A
Festa Nunca Termina,
de Michael Winterbottom
24
Hour Party People, Inglaterra, 2002
O único mérito
de A Festa Nunca Termina é mostrar o quanto Velvet Goldmine
é bom. Ao contrário desse, este desengonçado filme
de Michael Winterbottom não nos dá a mínima idéia
da música ou dos movimentos musicais do período narrado.
Pior: faz tudo para fugir da possibilidade de mostrar por que aquelas
músicas e os conjuntos que os compuseram merecem o patamar de ícones
da música pop. Assim, para falar das gravações do
primeiro disco do Joy Division, o diretor mostra como o baixista não
sabe tocar o instrumento, como o produtor é excêntrico ao
desmontar a bateria para colocá-la no teto do prédio, como
as intermináveis sessões não dão prazer a
ninguém... Da mesma forma, a "explicação"
para o balanço dos Happy Mondays não reside nem na música
nem no talento do cantor Shaun Ryder, mas no momento em que Bez, um amigo
da banda, entra no palco e começa a dançar.
Se Velvet Goldmine
ancora sua narração num fã para melhor se apoderar
da adesão incondicional e do universo que a música cria
para ele, A Festa Nunca Termina é apresentado (apresentado
de fato, com narração off [ou on até],
olhos na câmera, informações didáticas, além
do inescapável wit britânico ajuntado) pelo produtor
e dono de gravadora Tony Wilson, empresário das bandas e administrador
do Hacienda, o clube noturno onde as bandas se apresentavam. A escolha
não é à toa, e delimita todo o interesse do filme:
nunca se fala em música, mas sempre tem gente para falar o que
"é quente", para fazer as comparações mais
esdrúxulas ("no Hacienda, Manchester era como Paris na Revolução
Francesa") e de quebra observar algumas das piores coisas que a TV
britânica pode proporcionar (Tony Wilson entrevistando um anão
que cuida de elefantes). De música, mesmo, só algumas pequenas
inserções, apresentadas por um grafismo clipeiro de gosto
duvidoso anunciando a banda em questão. De Ian Curtis, poeta e
frontman importante, o filme só registra o lado freak: canta quase
sem abrir a boca, dança com trejeitos de quem toma eletrochoque.

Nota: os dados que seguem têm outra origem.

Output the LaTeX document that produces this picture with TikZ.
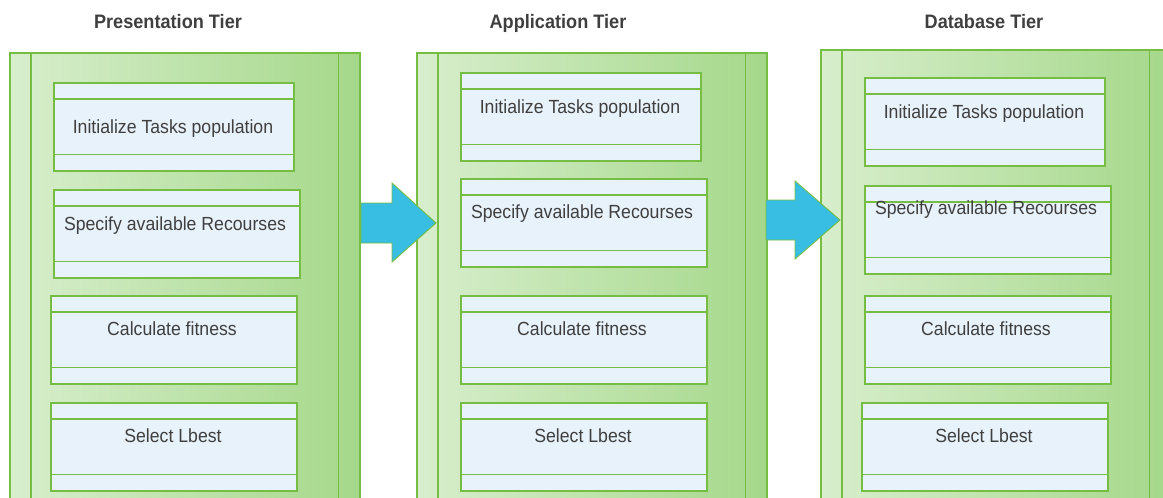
\documentclass[tikz,border=0pt]{standalone}
\usepackage{fontspec}
\setmainfont{Liberation Sans}
\newfontfamily\tierfont[FakeStretch=0.93]{Liberation Sans}
\definecolor{tierlight}{HTML}{D8EECD}
\definecolor{tierdark}{HTML}{A5D88A}
\definecolor{edge}{HTML}{76BE43}
\definecolor{taskfill}{HTML}{E8F2FA}
\definecolor{arrowfill}{HTML}{38BDE3}
\definecolor{ink}{HTML}{3F3F3F}
\begin{document}
\begin{tikzpicture}[x=1pt,y=-1pt,
tier/.style ={rectangle, draw=edge, line width=1.5pt,
  left color=tierlight, right color=tierdark,
  minimum width=350pt, minimum height=470pt, anchor=north west
},
task/.style ={rectangle, draw=edge, line width=1.5pt, fill=taskfill,
  minimum width=246pt, minimum height=88pt, anchor=north west
},
head/.style ={text=ink, anchor=base, inner sep=0pt,
  font=\tierfont\bfseries\fontsize{19.5}{22}\selectfont},
txt/.style ={text=ink, anchor=base, inner sep=0pt,
  font=\tierfont\fontsize{19}{22}\selectfont},
bigarrow/.style ={fill=arrowfill, draw=edge, line width=0.9pt}]
\useasboundingbox (0,0) rectangle (1163,498);
\clip (0,0) rectangle (1163,498);
% tiers
\node (tier1) at (9,52) [tier] {};
\node (tier2) at (416,52) [tier] {};
\node (tier3) at (820,49) [tier] {};
\foreach \t in {tier1,tier2,tier3} {
  \draw[edge, line width=1.5pt] ([xshift=22pt]\t.north west) -- ([xshift=22pt]\t.south west);
  \draw[edge, line width=1.5pt] ([xshift=-22pt]\t.north east) -- ([xshift=-22pt]\t.south east);
}
\node (h1) at (168,28) [head] {Presentation Tier};
\node (h2) at (558,28) [head] {Application Tier};
\node (h3) at (984,28) [head] {Database Tier};
% presentation tier
\node (a1) at (53,82) [task, minimum width=240pt] {};
\node (a2) at (53,189) [task] {};
\node (a3) at (50,295) [task] {};
\node (a4) at (50,402) [task] {};
% application tier
\node (b1) at (460,72) [task, minimum width=240pt] {};
\node (b2) at (460,178) [task] {};
\node (b3) at (460,295) [task] {};
\node (b4) at (460,402) [task] {};
% database tier
\node (c1) at (864,77) [task, minimum width=240pt] {};
\node (c2) at (864,185) [task] {};
\node (c3) at (864,295) [task] {};
\node (c4) at (861,402) [task] {};
\foreach \b in {a1,a2,a3,a4,b1,b2,b3,b4,c1,c2,c3,c4} {
  \draw[edge, line width=1.5pt] ([yshift=-17pt]\b.north west) -- ([yshift=-17pt]\b.north east);
  \draw[edge, line width=1.5pt] ([yshift=17pt]\b.south west) -- ([yshift=17pt]\b.south east);
}
\node (ta1) at (173,133) [txt] {Initialize Tasks population};
\node (ta2) at (175,230) [txt] {Specify available Recourses};
\node (ta3) at (172,335) [txt] {Calculate fitness};
\node (ta4) at (173,442) [txt] {Select Lbest};
\node (tb1) at (580,113) [txt] {Initialize Tasks population};
\node (tb2) at (582,218) [txt] {Specify available Recourses};
\node (tb3) at (582,335) [txt] {Calculate fitness};
\node (tb4) at (583,442) [txt] {Select Lbest};
\node (tc1) at (984,118) [txt] {Initialize Tasks population};
\node (tc2) at (986,214) [txt] {Specify available Recourses};
\node (tc3) at (986,335) [txt] {Calculate fitness};
\node (tc4) at (984,442) [txt] {Select Lbest};
% arrows between tiers
\draw[bigarrow] (361,203) -- (392,203) -- (392,183) -- (436,223)
  -- (392,262) -- (392,243) -- (361,243) -- cycle;
\draw[bigarrow] (766,200) -- (795,200) -- (795,181) -- (840,220)
  -- (795,259) -- (795,240) -- (766,240) -- cycle;
\end{tikzpicture}
\end{document}
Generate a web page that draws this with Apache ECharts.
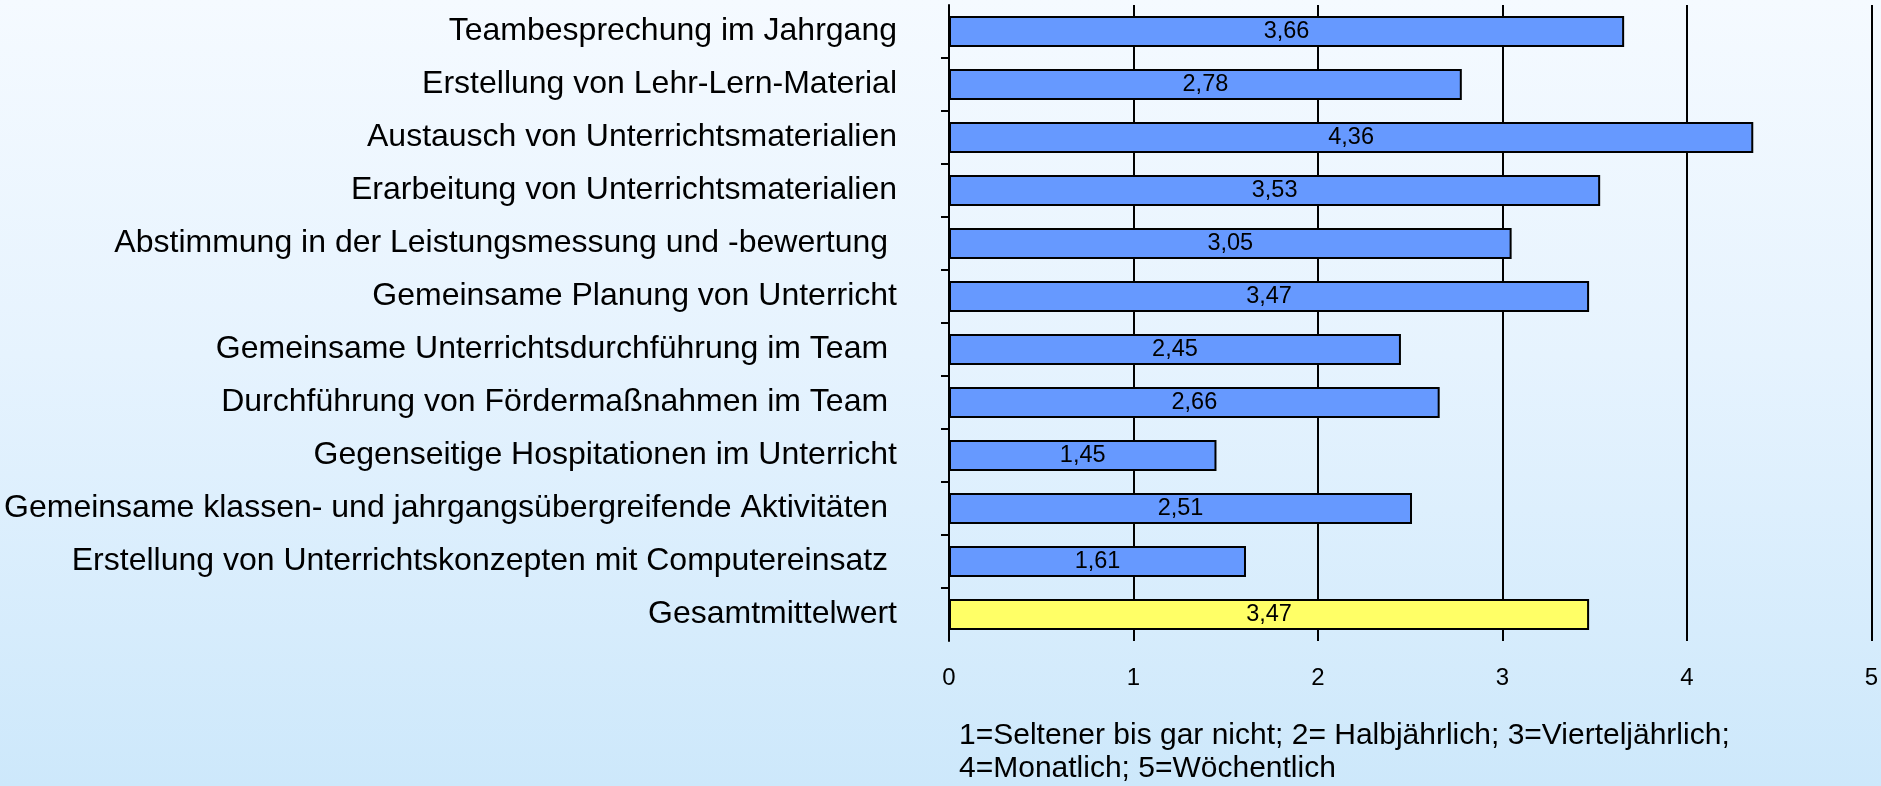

De seu suicídio trágico, dá uma versão factual
(sim, coincidência ou não, ele enforcou-se depois de assistir
a Stroszek de Werner Herzog) filmada de forma sumária e protocolar,
como que só por ter obrigação de contar: o filme
começa na TV, ele caminha pela casa. Próximo corte, a cena
final do filme atrás e duas pernas balançando acima do sofá.
Se não nos
aproximamos da música nem dos personagens que faziam a música,
temos pelo menos algumas cenas constrangedoras: em montagem trash, pombos
lutam contra os dois irmãos dos Happy Mondays que envenenam pão
e dão de comer a eles, ou então as superimpressões
que mostram os atores do filme pulando num show (de arquivo, naturalmente)
dos Sex Pistols em 1976. Pensava-se que Winterbottm faria um filme formalmente
correto e sem criatividade ou graça, como é de seu feitio.
Fez pior: uma espécie de inventário de causos e de fofocas
à la Nélson Rubens, um filme escandaloso à moda das
romanceadas "biografias não-autorizadas", que conta inúmeros
segredos de alcova (Vocês sabiam que os Happy Mondays venderam até
a roupa em troca de drogas?) mas que em nenhum momento toca no assunto
que motivou o filme, a música. Tem quem goste.
Ruy Gardnier
P.S.: O grupo New
Order, inacreditavelmente coadjuvante na história (imagina-se que
por ter menos escândalos que os protagonistas do filme), tem até
hoje o melhor audiovisual que dá conta da música-Manchester:
trata-se do clip de "Perfect Kiss", apresentação
ao vivo no estúdio que capta toda a fragilidade e a vontade de
fazer música. Que os interessados se dirijam ao lugar devido.